Development of perfume microcapsules with triggered release by mechanical forces

Conference Dates

April 3-7, 2016


Microcapsules have found applications or have potential applications in a wide range of industrial sectors. They can have many functions, including stabilization of active ingredients and/or realization of their controlled release. Microcapsules for such applications should have desirable structure and properties, including size, shell thickness, permeability, mechanical strength and surface composition, which may be achieved using appropriate formulation and processing conditions.

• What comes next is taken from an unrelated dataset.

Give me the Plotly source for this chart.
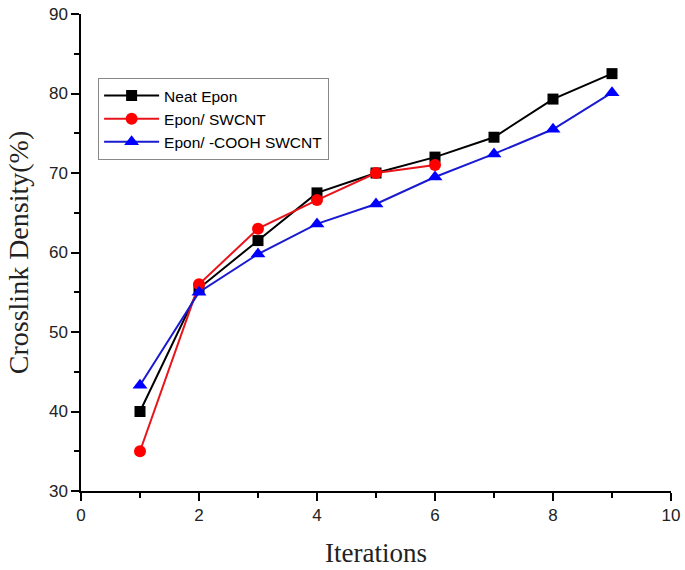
import plotly.graph_objects as go

iterations_neat = [1, 2, 3, 4, 5, 6, 7, 8, 9]
neat_epon = [40.0, 55.5, 61.5, 67.5, 70.0, 72.0, 74.5, 79.3, 82.5]

iterations_swcnt = [1, 2, 3, 4, 5, 6]
epon_swcnt = [35.0, 56.0, 63.0, 66.6, 70.0, 71.0]

iterations_cooh = [1, 2, 3, 4, 5, 6, 7, 8, 9]
epon_cooh = [43.3, 55.0, 59.8, 63.6, 66.1, 69.5, 72.4, 75.5, 80.1]

x_ticks = [0, 2, 4, 6, 8, 10]
y_ticks = [30, 40, 50, 60, 70, 80, 90]

fig = go.Figure()
fig.add_trace(go.Scatter(x=iterations_neat, y=neat_epon, mode="lines+markers",
                         name="Neat Epon",
                         line=dict(color="black", width=2),
                         marker=dict(symbol="square", size=11, color="black")))
fig.add_trace(go.Scatter(x=iterations_swcnt, y=epon_swcnt, mode="lines+markers",
                         name="Epon/ SWCNT",
                         line=dict(color="#e8141b", width=2),
                         marker=dict(symbol="circle", size=12, color="#ff0000")))
fig.add_trace(go.Scatter(x=iterations_cooh, y=epon_cooh, mode="lines+markers",
                         name="Epon/ -COOH SWCNT",
                         line=dict(color="#1a1ad0", width=2),
                         marker=dict(symbol="triangle-up", size=13, color="#0000ff")))

axis_common = dict(showgrid=False, zeroline=False, showline=True, linecolor="black",
                   linewidth=1.5, ticks="outside", ticklen=8, tickwidth=1.5,
                   tickcolor="black", mirror=False, automargin=False,
                   ticklabeloverflow="allow",
                   tickfont=dict(family="Liberation Sans, Arial", size=17, color="#222"))

fig.update_layout(
    width=685, height=570,
    margin=dict(l=81, r=14, t=14, b=79),
    paper_bgcolor="white", plot_bgcolor="white",
    xaxis=dict(range=[0, 10], tickvals=x_ticks,
               minor=dict(dtick=1, ticks="outside", ticklen=5, tickwidth=1.5, tickcolor="black"),
               title=dict(text="Iterations", font=dict(family="Liberation Serif, Times New Roman", size=27, color="#222"), standoff=19),
               **axis_common),
    yaxis=dict(range=[30, 90], tickvals=y_ticks,
               minor=dict(dtick=5, ticks="outside", ticklen=5, tickwidth=1.5, tickcolor="black"),
               title=dict(text="Crosslink Density(%)", font=dict(family="Liberation Serif, Times New Roman", size=28, color="#222"), standoff=12),
               **axis_common),
    legend=dict(x=0.029, y=0.866, xanchor="left", yanchor="top",
                bordercolor="#888", borderwidth=1, bgcolor="white",
                font=dict(family="Liberation Sans, Arial", size=15.5, color="black"),
                itemwidth=55, tracegroupgap=0),
    showlegend=True,
)

fig.write_html(
    "out.html",
    config={"displayModeBar": False},
    post_script="document.body.style.margin='0';document.documentElement.style.overflow='hidden';",
)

Different types of microcapsules ranging from one micron to hundreds of microns in size have been prepared for various applications, such as for making pressure-sensitive materials, carriers of drugs, cells, enzyme and active ingredients used in detergents and human care products. A unique technique called micromanipulation has been applied to determine the mechanical properties of these microcapsules. This technique is based on compression of single micro-particles between two flat surfaces and simultaneous measurement of the force applied to them. From direct micromanipulation measurements, the force required to cause a given deformation of single microcapsules, diameter, visco-elastic-plastic behaviour, rupture force and deformation at rupture can be obtained. Numerical modelling of the force versus deformation data with appropriate constitutive equations of the shell materials based on finite element analysis can be used to determine their intrinsic property parameters, such as Young’s modulus, yield stress, plastic modulus, and stress/strain at rupture. The mechanical properties of microcapsules with a shell of melamine formaldehyde containing a core of perfume have been extensively investigated, which combined with the data of their chemical composition, structure, leakage, and adhesion on fabric surfaces have been used to optimise their formulation and processing conditions, leading to commercialization of perfume microcapsules in detergents. The details of these studies will be presented.